Management change may solve labor row, says PAL union

Lucio Tan INQUIRER FILE PHOTO

The ground crew union of Philippine Airlines on Thursday welcomed the possibility of a change in ownership at the flag carrier, saying this might finally put an end to the labor dispute at PAL.

Gerry Rivera, PAL Employees Association (Palea) president, said they viewed the talks between PAL owner Lucio Tan and San Miguel Corp. with “guarded optimism” as it “may create an opportunity to end the flag carrier’s lingering labor dispute.”

The union said PAL would be able to take off and prevent further losses only by “getting the 2,600 locked-out regular workers back.”

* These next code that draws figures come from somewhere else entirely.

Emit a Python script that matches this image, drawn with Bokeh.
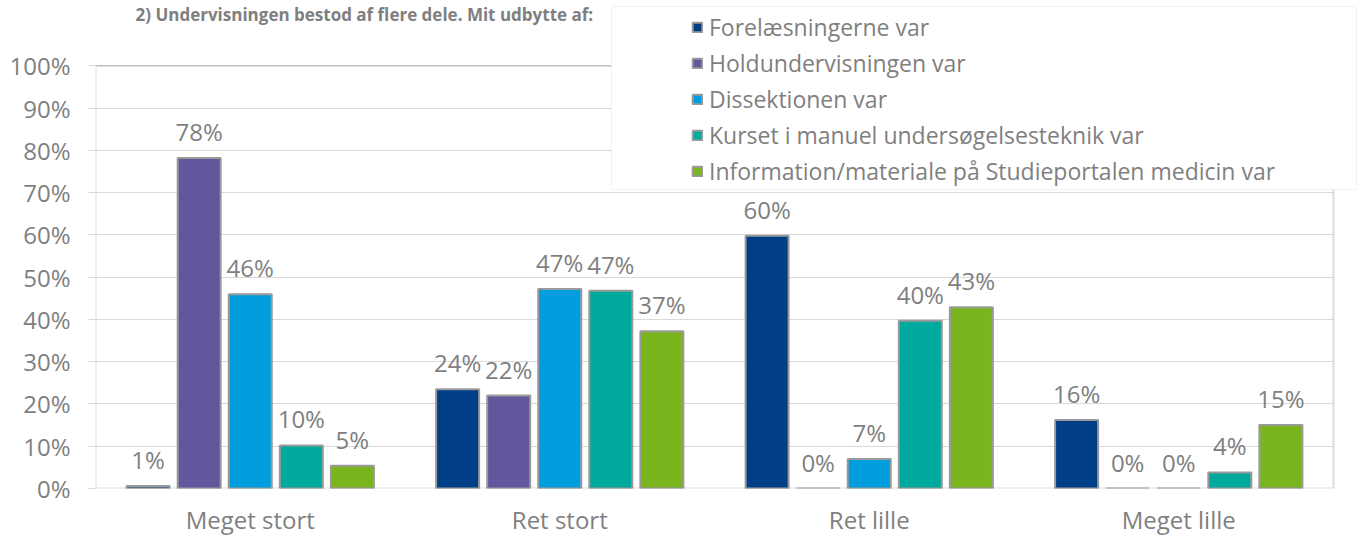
from bokeh.plotting import figure
from bokeh.models import (Range1d, ColumnDataSource, LabelSet, Legend, LegendItem,
                          FixedTicker, PrintfTickFormatter, BoxAnnotation, Label)
from bokeh.core.properties import value
from bokeh.transform import dodge
from bokeh.embed import file_html
from bokeh.resources import INLINE

title_text = "2) Undervisningen bestod af flere dele. Mit udbytte af:"
categories = ["Meget stort", "Ret stort", "Ret lille", "Meget lille"]
series = ["Forelæsningerne var", "Holdundervisningen var", "Dissektionen var",
          "Kurset i manuel undersøgelsesteknik var",
          "Information/materiale på Studieportalen medicin var"]
forelaesninger = [0.6, 23.5, 59.8, 16.2]
holdundervisning = [78.2, 22.0, 0.0, 0.0]
dissektion = [46.0, 47.2, 7.0, 0.0]
kursus = [10.2, 46.8, 39.7, 3.8]
information = [5.4, 37.2, 42.9, 15.0]
colors = ["#003f87", "#62579c", "#009ddf", "#00a99d", "#7ab51d"]
y_ticks = [0, 10, 20, 30, 40, 50, 60, 70, 80, 90, 100]

FONT = "Open Sans"
GREY = "#7f7f7f"
FRAME = "#8c8c8c"

n = len(categories)
cat_x = [i + 0.5 for i in range(n)]
keys = ["s0", "s1", "s2", "s3", "s4"]
all_vals = [forelaesninger, holdundervisning, dissektion, kursus, information]
data = {"x": cat_x}
for k, vals in zip(keys, all_vals):
    data[k] = vals
    data[k + "_lbl"] = ["%d%%" % round(v) for v in vals]
src = ColumnDataSource(data)

x_end = n + 24 / 309.5
y_end = 100 * 492 / 426.0

p = figure(width=1367, height=538, x_range=Range1d(0, x_end), y_range=Range1d(0, y_end),
           output_backend="svg", toolbar_location=None,
           min_border_left=95, min_border_right=10, min_border_top=0, min_border_bottom=46)

p.outline_line_color = None
p.xgrid.grid_line_color = None
p.ygrid.grid_line_color = "#d9d9d9"
p.ygrid.grid_line_width = 1

p.yaxis.ticker = FixedTicker(ticks=y_ticks)
p.yaxis.formatter = PrintfTickFormatter(format="%d%%")
p.yaxis.axis_line_color = None
p.yaxis.major_tick_out = 7
p.yaxis.major_tick_in = 0
p.yaxis.major_tick_line_color = "#d9d9d9"
p.yaxis.minor_tick_line_color = None
p.yaxis.major_label_standoff = 18
p.yaxis.major_label_text_font = FONT
p.yaxis.major_label_text_font_size = "24px"
p.yaxis.major_label_text_color = GREY

p.xaxis.ticker = FixedTicker(ticks=cat_x)
p.xaxis.major_label_overrides = {x: c for x, c in zip(cat_x, categories)}
p.xaxis.axis_line_color = None
p.xaxis.major_tick_line_color = None
p.xaxis.minor_tick_line_color = None
p.xaxis.major_tick_out = 0
p.xaxis.major_tick_in = 0
p.xaxis.major_label_standoff = 14
p.xaxis.major_label_text_font = FONT
p.xaxis.major_label_text_font_size = "24px"
p.xaxis.major_label_text_color = GREY

# white mask right of the plot area (gridlines stop at the frame in the reference)
mask = BoxAnnotation(left=n, right=x_end, bottom=0, top=100, fill_color="white",
                     fill_alpha=1.0, line_alpha=0, level="underlay")
p.add_layout(mask)

step = 0.165
bw = 0.139
renderers = []
for i, k in enumerate(keys):
    off = (i - 2) * step
    r = p.vbar(x=dodge("x", off), top=k, width=bw, source=src,
               fill_color=colors[i], line_color="#9a9a9a", line_width=2)
    renderers.append(r)

# plot-area frame
frame = BoxAnnotation(left=0, right=n, bottom=0, top=100, fill_alpha=0,
                      line_color=FRAME, line_width=2)
p.add_layout(frame)

for i, k in enumerate(keys):
    off = (i - 2) * step
    ls = LabelSet(x=dodge("x", off), y=k, text=k + "_lbl", source=src,
                  y_offset=10, text_align="center", text_baseline="bottom",
                  text_font=value(FONT), text_font_size="24px", text_color=GREY)
    p.add_layout(ls)

box = BoxAnnotation(left=516, right=1261, top=482, bottom=299,
                    left_units="screen", right_units="screen", top_units="screen",
                    bottom_units="screen", fill_color="white", fill_alpha=1.0,
                    line_color="#d0d0d0", line_width=1, level="overlay")
p.add_layout(box)

legend = Legend(items=[LegendItem(label=s, renderers=[r]) for s, r in zip(series, renderers)],
                location=(596, 301), padding=0, spacing=4, label_height=20,
                glyph_height=12, glyph_width=12, label_standoff=6,
                background_fill_alpha=0, border_line_alpha=0,
                label_text_font=FONT, label_text_font_size="23px",
                label_text_color=GREY, level="overlay")
p.add_layout(legend)

title = Label(x=40, y=486, x_units="screen", y_units="screen", text=title_text,
              text_font=FONT, text_font_size="17px", text_font_style="bold",
              text_color=GREY, text_baseline="top")
p.add_layout(title)

open("out.html", "w").write(file_html(p, INLINE))
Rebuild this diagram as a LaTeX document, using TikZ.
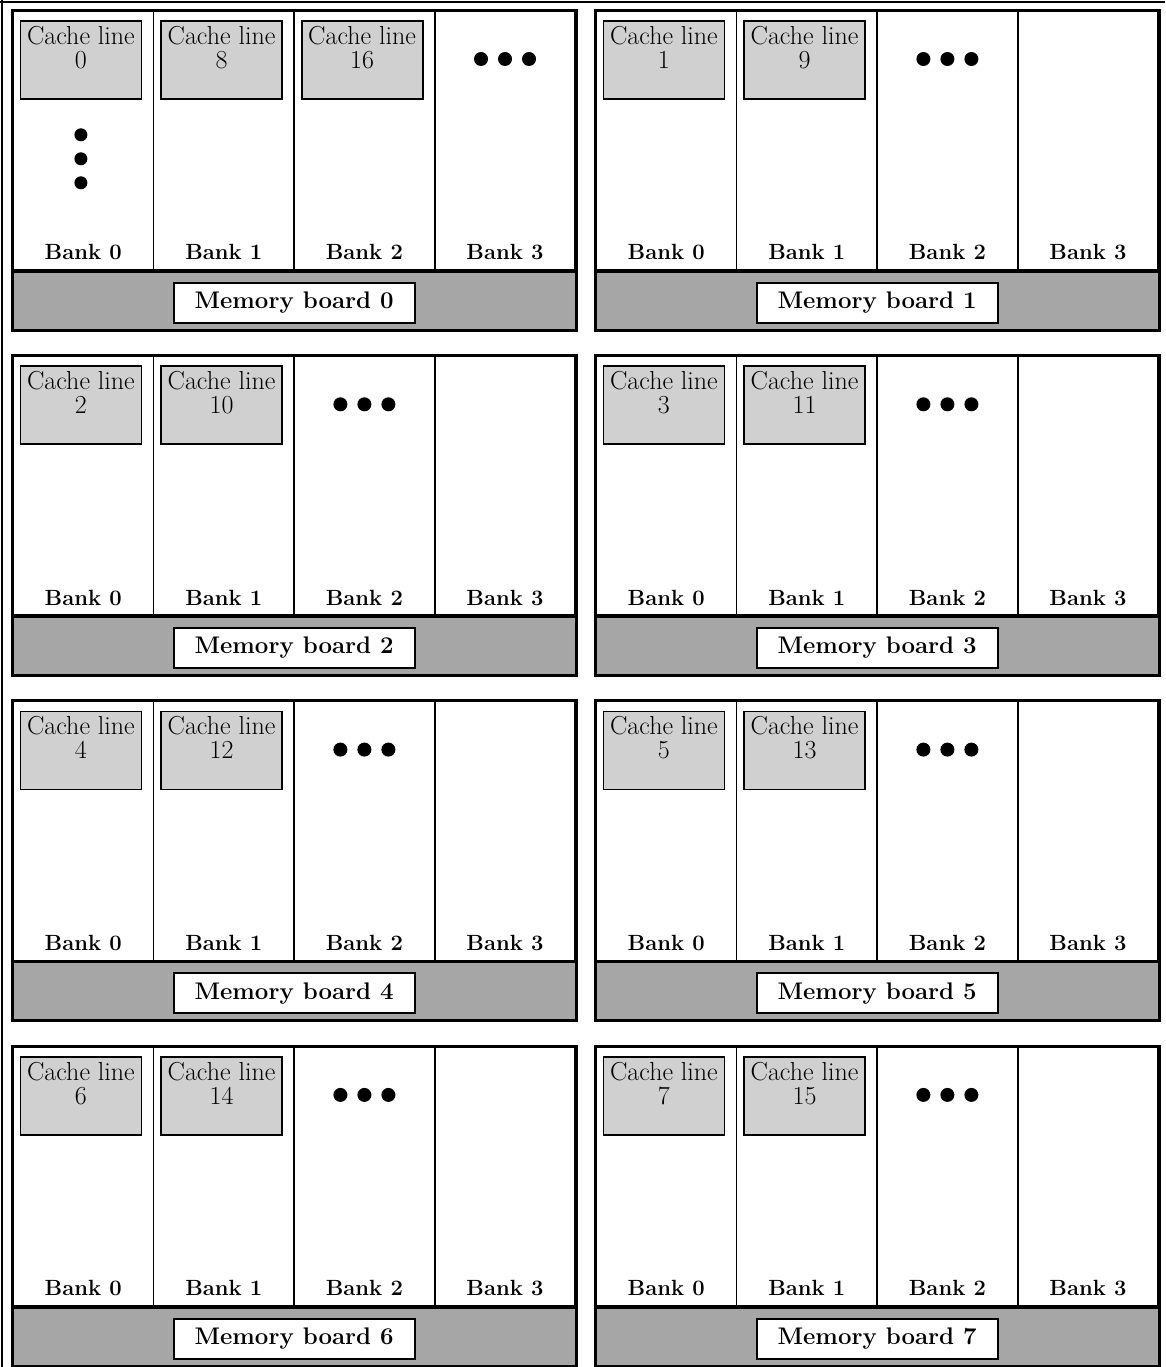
\documentclass[tikz,border=0pt]{standalone}
\usepackage{tikz}
\usetikzlibrary{positioning, calc}
\definecolor{linegray}{HTML}{D0D0D0}
\definecolor{boardgray}{HTML}{A6A6A6}
\tikzset{
    bank/.style={rectangle, draw=black, line width=1.8pt, fill=white, minimum width=140.6pt, minimum height=259pt, inner sep=0pt},
    cachebox/.style={rectangle, draw=black, line width=1.8pt, fill=linegray, minimum width=121pt, minimum height=78pt, inner sep=0pt},
    celltext/.style={align=center, inner sep=0pt, font=\fontsize{26}{24}\selectfont},
    banklabel/.style={anchor=base, inner sep=0pt, font=\fontsize{22}{24}\selectfont\bfseries},
    boardbar/.style={rectangle, draw=black, line width=1.8pt, fill=boardgray, minimum width=562.5pt, minimum height=58pt, inner sep=0pt},
    boardlabel/.style={rectangle, draw=black, line width=1.8pt, fill=white, minimum width=241pt, minimum height=40pt, inner sep=0pt, font=\fontsize{24}{24}\selectfont\bfseries},
    boardedge/.style={draw=black, line width=2.4pt},
    frameline/.style={draw=black, line width=2.5pt}
}

\begin{document}
\begin{tikzpicture}[x=1pt, y=-1pt]
    \useasboundingbox (0,0) rectangle (1165,1367);
    \draw[frameline] (0,2) -- (1165,2) (2,0) -- (2,1367);
    \foreach \b in {0,...,7} {
        \pgfmathsetmacro{\bx}{mod(\b,2)==0 ? 12 : 595}
        \pgfmathsetmacro{\by}{10+345.3*int(\b/2)}
        % four banks and the board bar
        \foreach \k in {0,...,3} {
            \node[bank, anchor=north west] (bank\b\k) at (\bx+\k*140.6, \by) {};
            \node[banklabel] (bl\b\k) at ($(bank\b\k.south)+(0,-11)$) {Bank \k};
        }
        \node[boardbar, anchor=north west] (bar\b) at (bank\b0.south west) {};
        \node[boardlabel] (ml\b) at ($(bar\b.center)+(0,2)$) {Memory board \b};
        \draw[boardedge] (bank\b0.north west) rectangle (bar\b.south east);
        % cache lines
        \pgfmathtruncatemacro{\last}{\b==0 ? 2 : 1}
        \foreach \k in {0,...,\last} {
            \pgfmathtruncatemacro{\n}{\b+8*\k}
            \node[cachebox, anchor=north west] (cl\b\k) at ($(bank\b\k.north west)+(7.5,10)$) {};
            \node[celltext, anchor=north] (ct\b\k) at ($(cl\b\k.north)+(0,6)$) {Cache line\\\n};
        }
        \pgfmathtruncatemacro{\dk}{\last+1}
        \foreach \d in {-24,0,24}
            \fill ($(bank\b\dk.north)+(\d,49)$) circle (7);
    }
    % column of dots under cache line 0
    \foreach \d in {0,24,48}
        \fill ($(cl00.south)+(0,35+\d)$) circle (6.5);
\end{tikzpicture}
\end{document}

“Bring us back and PAL can fly anew with pride,” said Rivera, adding that PAL operations would be back to normal if the retrenched workers were rehired.

“As a legacy airline, PAL is about quality service—service that only comes from a quality work force.  The new owners must therefore consider this crucial human resource factor in their ongoing acquisition talks,” he said.

The union said PAL suffered heavy losses in the third and fourth quarters of this year after Palea members opposed the company’s outsourcing

contractualization plan by refusing to transfer to the service providers.

It said that Palea’s protest on September 27 forced the airline to scale down its operations for lack of skilled manpower to operate its passenger and cargo handling operations as well as its catering service.

Palea said it was the “failed outsourcing plan that pulled down the flag carrier’s finances as well as its reputation as consumer confidence (was) greatly affected by labor issues, low quality service and safety concerns.”

Moreover, Palea supporters from local and international trade unions, the Church, the academe, migrant and civil society groups, had launched a successful boycott campaign—all contributing to a significant reduction in PAL’s load factor, the union said.

On December 31, the union’s protest camp located in front of PAL’s In-Flight Center and Catering Services building along MIA Road in Pasay City plans “a noisy camp as Palea members make noise to assertively and confidently greet the New Year with a call to end the labor row at PAL.”

A “media noche” will also be prepared at the camp similar to “what Paleans shared during their “noche buena” on Christmas Eve,” the union said.

“2011 was really a turbulent year for Palea and the entire labor movement.  Yet despite the storms, our fighting spirit remains intact.  We remain hopeful and we thank everyone who stood with us for keeping us strong and united,” Rivera said.

Earlier this week, food and beer conglomerate San Miguel Corp. confirmed that it was in talks for its possible “participation” in the airline’s

refleeting program, which may involve the infusion of fresh capital.

PAL earlier scaled back its operations significantly as its subcontractors—Sky Kitchen and Sky Logistics—failed to provide enough employees to replace the ones the airline retrenched.

PAL has said its operations were now back to normal as its third-party contractors had hired more workers. But by normal, the company meant that it was flying at its lean season capacity or about 30 percent less than its peak season capability.

Palea said this showed that PAL’s outsourcing was a failure and should be abandoned.

Last month, PAL reported a net loss of $39.4 million for the three-month period ending September, a reversal from its $27.6-million profit a year ago.

The cost of fuel, which accounts for about 40 percent of the company’s expenses, also continues to threaten PAL’s profitability. The company expects to end its fiscal year in March in the red.